The research has yielded distinctive profiles of the kinds and amounts of 11 different amino acids in three types of oranges: 1) fruit from healthy trees 2) symptom-free fruit from HLB-positive trees 3) fruit with HLB symptoms from HLB-positive trees.
With further research, the profiles may prove to be “a reliable, rapid, and early indicator of the presence of the HLB pathogen in an orchard,” Breksa says. For growers, an early indicator of HLB would be valuable because the disease can go undetected for years in groves.
The amino acid profiles may have another use, as well. They may reveal clues to mechanisms underlying the microbe’s mode of attack.“No one understands precisely how the pathogen overcomes the defense system a citrus tree can ordinarily mobilize when it’s under siege,” Breksa says.

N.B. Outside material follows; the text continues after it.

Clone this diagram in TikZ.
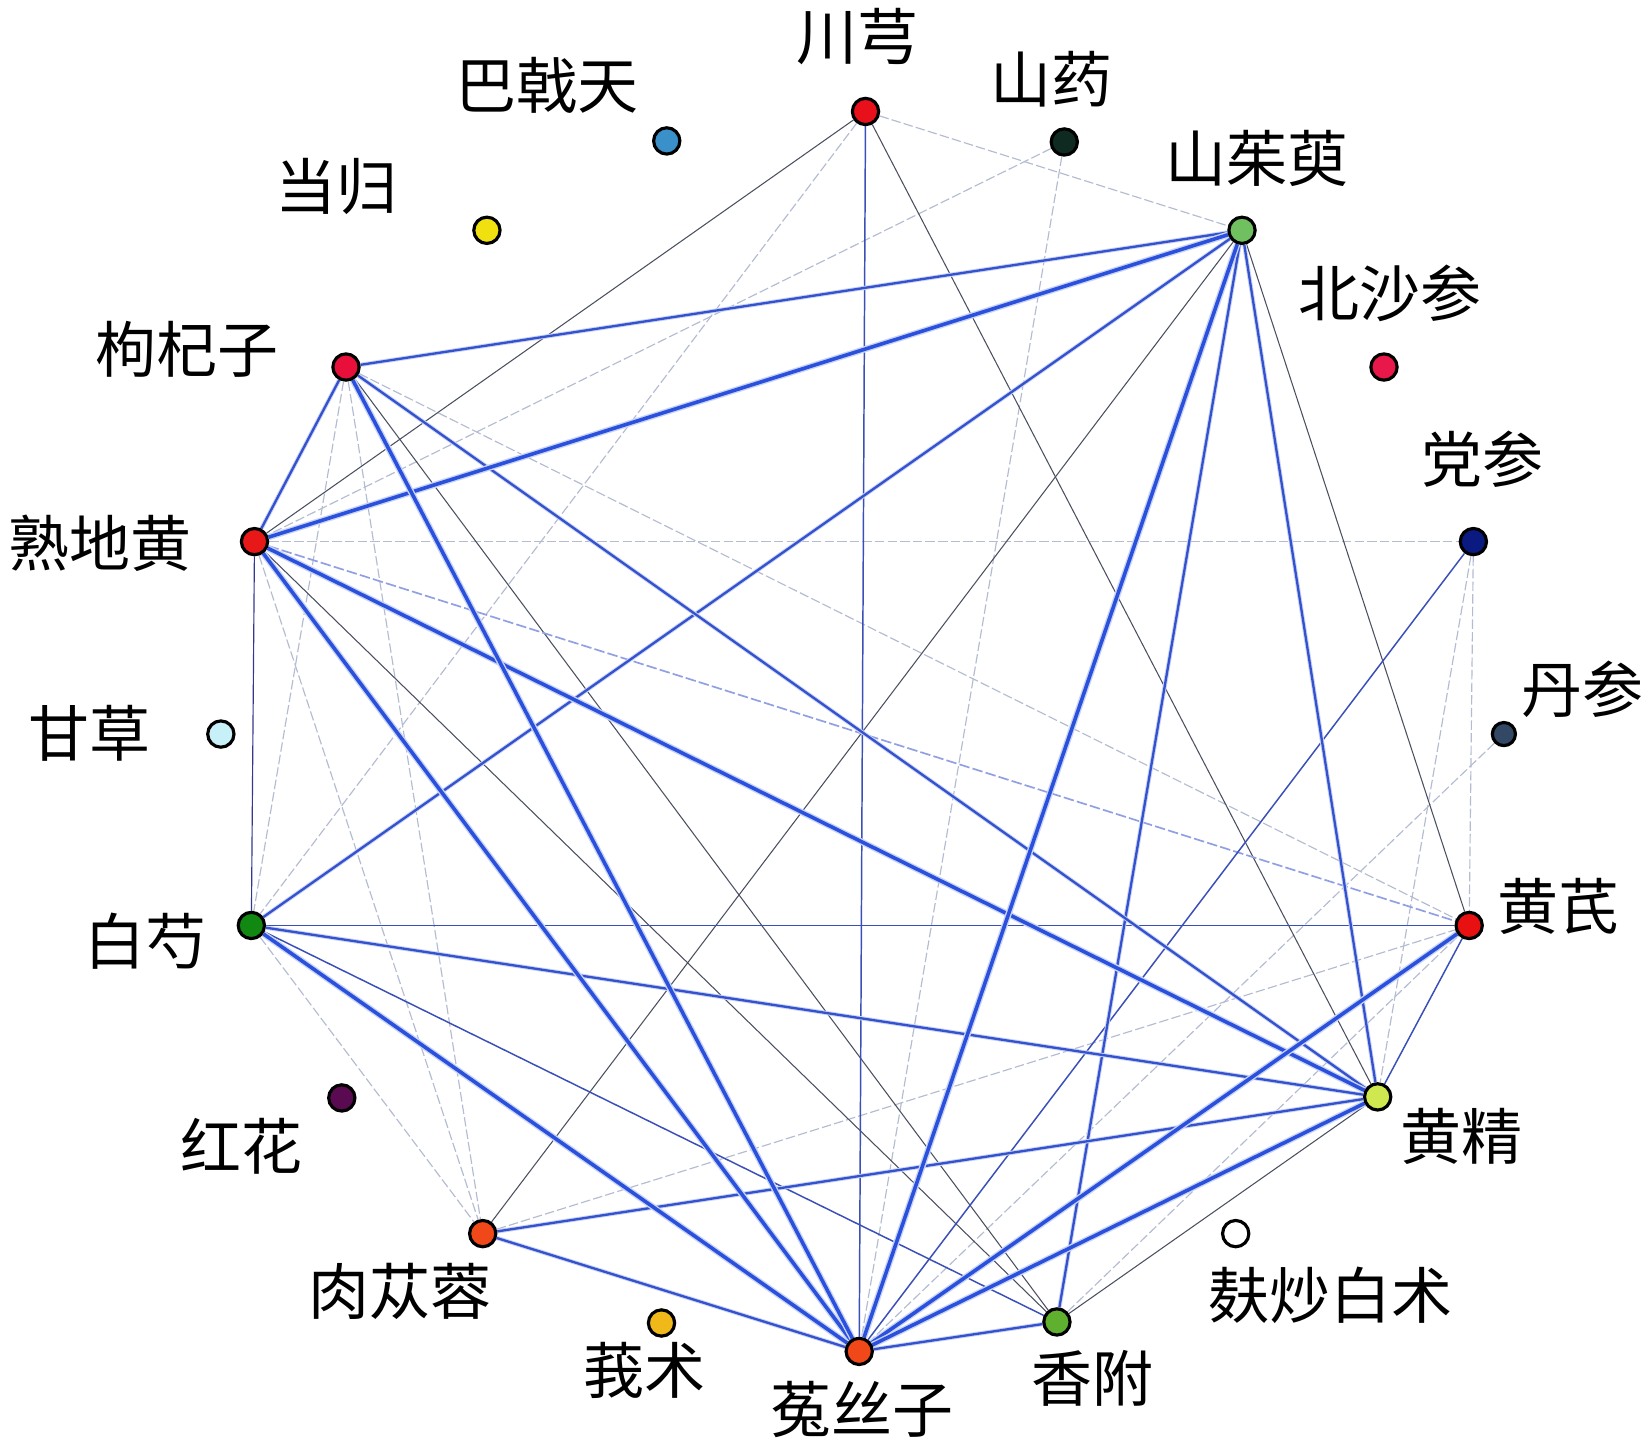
\documentclass[tikz,border=0pt]{standalone}
\usepackage{fontspec}
\setmainfont{Noto Sans CJK SC}
\usetikzlibrary{backgrounds}
\definecolor{eblue}{HTML}{2A50DC}
\definecolor{mblue}{HTML}{3552CC}
\definecolor{tblue}{HTML}{3A4FB8}
\definecolor{dgray}{HTML}{4A5060}
\definecolor{lgray}{HTML}{B4BCD2}
\definecolor{halo}{HTML}{C8D4F8}
\begin{document}
\begin{tikzpicture}[x=1pt,y=-1pt,
  vtx/.style={circle,draw=black,line width=3pt,minimum size=25pt,inner sep=0pt},
  lab/.style={font=\fontsize{58}{58}\selectfont,inner sep=0pt},
  ethick/.style={draw=eblue,line width=3.4pt,preaction={draw=halo,line width=6pt}},
  emed/.style={draw=mblue,line width=2.2pt,preaction={draw=halo,line width=4pt}},
  ethin/.style={draw=tblue,line width=1.4pt},
  esoft/.style={draw=mblue!55,line width=1.6pt,dash pattern=on 10pt off 3pt},
  egb/.style={draw=dgray!70!blue,line width=1.1pt},
  edark/.style={draw=dgray,line width=1pt},
  elight/.style={draw=lgray,line width=1.1pt,dash pattern=on 9pt off 3pt},
]
\useasboundingbox (0,0) rectangle (1568,1372);

% vertices
\node[vtx,fill={rgb,255:red,232;green,16;blue,26}] (CX) at (823,106) {};
\node[vtx,fill={rgb,255:red,15;green,42;blue,32}] (SY) at (1012,135) {};
\node[vtx,fill={rgb,255:red,112;green,192;blue,96}] (SZY) at (1181,219) {};
\node[vtx,fill={rgb,255:red,232;green,24;blue,74}] (BSS) at (1316,349) {};
\node[vtx,fill={rgb,255:red,10;green,26;blue,128}] (DS) at (1401,515) {};
\node[vtx,fill={rgb,255:red,50;green,72;blue,100},minimum size=22pt] (DanS) at (1430,698) {};
\node[vtx,fill={rgb,255:red,232;green,16;blue,16}] (HQ) at (1397,880) {};
\node[vtx,fill={rgb,255:red,208;green,232;blue,80}] (HJ) at (1310,1043) {};
\node[vtx,fill=white] (FCBZ) at (1175,1173) {};
\node[vtx,fill={rgb,255:red,96;green,176;blue,48}] (XF) at (1005,1257) {};
\node[vtx,fill={rgb,255:red,240;green,72;blue,24}] (TSZ) at (817,1285) {};
\node[vtx,fill={rgb,255:red,240;green,184;blue,24}] (EZ) at (629,1258) {};
\node[vtx,fill={rgb,255:red,240;green,72;blue,24}] (RCR) at (459,1173) {};
\node[vtx,fill={rgb,255:red,90;green,10;blue,80}] (HH) at (325,1044) {};
\node[vtx,fill={rgb,255:red,17;green,136;blue,17}] (BS) at (239,880) {};
\node[vtx,fill={rgb,255:red,200;green,240;blue,248}] (GC) at (210,698) {};
\node[vtx,fill={rgb,255:red,232;green,24;blue,24}] (SDH) at (242,515) {};
\node[vtx,fill={rgb,255:red,232;green,16;blue,58}] (GQZ) at (329,349) {};
\node[vtx,fill={rgb,255:red,240;green,224;blue,16}] (DG) at (463,219) {};
\node[vtx,fill={rgb,255:red,58;green,144;blue,200}] (BJT) at (634,134) {};

% labels
\node[lab] (tCX) at (815,35) {川芎};
\node[lab] (tSY) at (1000,75) {山药};
\node[lab] (tSZY) at (1195,151) {山茱萸};
\node[lab] (tBSS) at (1322,279) {北沙参};
\node[lab] (tDS) at (1410,437) {党参};
\node[lab] (tDanS) at (1505,655) {丹参};
\node[lab] (tHQ) at (1482,862) {黄芪};
\node[lab] (tHJ) at (1390,1081) {黄精};
\node[lab] (tFCBZ) at (1265,1232) {麸炒白术};
\node[lab] (tXF) at (1039,1311) {香附};
\node[lab] (tTSZ) at (820,1340) {菟丝子};
\node[lab] (tEZ) at (613,1303) {莪术};
\node[lab] (tRCR) at (380,1228) {肉苁蓉};
\node[lab] (tHH) at (230,1090) {红花};
\node[lab] (tBS) at (138,895) {白芍};
\node[lab] (tGC) at (85,697) {甘草};
\node[lab] (tSDH) at (95,517) {熟地黄};
\node[lab] (tGQZ) at (178,332) {枸杞子};
\node[lab] (tDG) at (320,177) {当归};
\node[lab] (tBJT) at (520,81) {巴戟天};

\begin{scope}[on background layer]
\fill[white] (0,0) rectangle (1568,1372);
% faint lines
\foreach \a/\b in {CX/BS,SDH/DS,CX/SZY,SY/TSZ,SY/SDH,GQZ/BS,GQZ/RCR,SDH/RCR,GQZ/HQ,BS/RCR,RCR/HQ,DS/HQ,DS/HJ,DanS/TSZ,XF/HQ}
  \draw[elight] (\a) -- (\b);
% dark grey thin lines
\foreach \a/\b in {CX/SDH,CX/HJ,SZY/RCR,SZY/HQ,GQZ/XF,SDH/XF,XF/HJ}
  \draw[edark] (\a) -- (\b);
\draw[egb] (BS) -- (SDH);
\draw[esoft] (SDH) -- (HQ);
% thin blue
\foreach \a/\b in {CX/TSZ,BS/HQ,DS/TSZ,HQ/HJ,BS/XF}
  \draw[ethin] (\a) -- (\b);
% medium blue
\foreach \a/\b in {GQZ/SDH,GQZ/SZY,SZY/HJ,SZY/XF,SZY/BS,BS/HJ,RCR/TSZ,RCR/HJ,TSZ/XF,GQZ/HJ}
  \draw[emed] (\a) -- (\b);
% thick blue
\foreach \a/\b in {SDH/SZY,SDH/TSZ,SDH/HJ,GQZ/TSZ,SZY/TSZ,BS/TSZ,TSZ/HQ,TSZ/HJ}
  \draw[ethick] (\a) -- (\b);
\end{scope}
\end{tikzpicture}
\end{document}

Trees need amino acids for growth, development, and defense. But what if the HLB pathogen were causing havoc with the trees’ ability to create, use, and recycle these amino acids? This information could be used as a starting point for a tightly focused counterattack strategy, Breksa points out.
Building up and tearing down amino acids is part of the everyday life of a citrus tree. For instance, a tree can convert the amino acid phenylalanine into cinnamic acid, a precursor to compounds thought to be important to the tree’s defense system. But juice from oranges of HLB-positive trees “had significantly higher concentrations of phenylalanine,” Breksa notes. “This means that the HLB pathogen may have interfered with the orderly conversion of phenylalanine to cinnamic acid.”
Juice from oranges grown on HLB-positive trees also contained significantly less of the amino acid proline. Says Breksa, “When a tree ‘knows’ something is wrong, it synthesizes proline. In the case of HLB-infected trees, however, the pathogen might be outsmarting the tree by undermining proline synthesis.”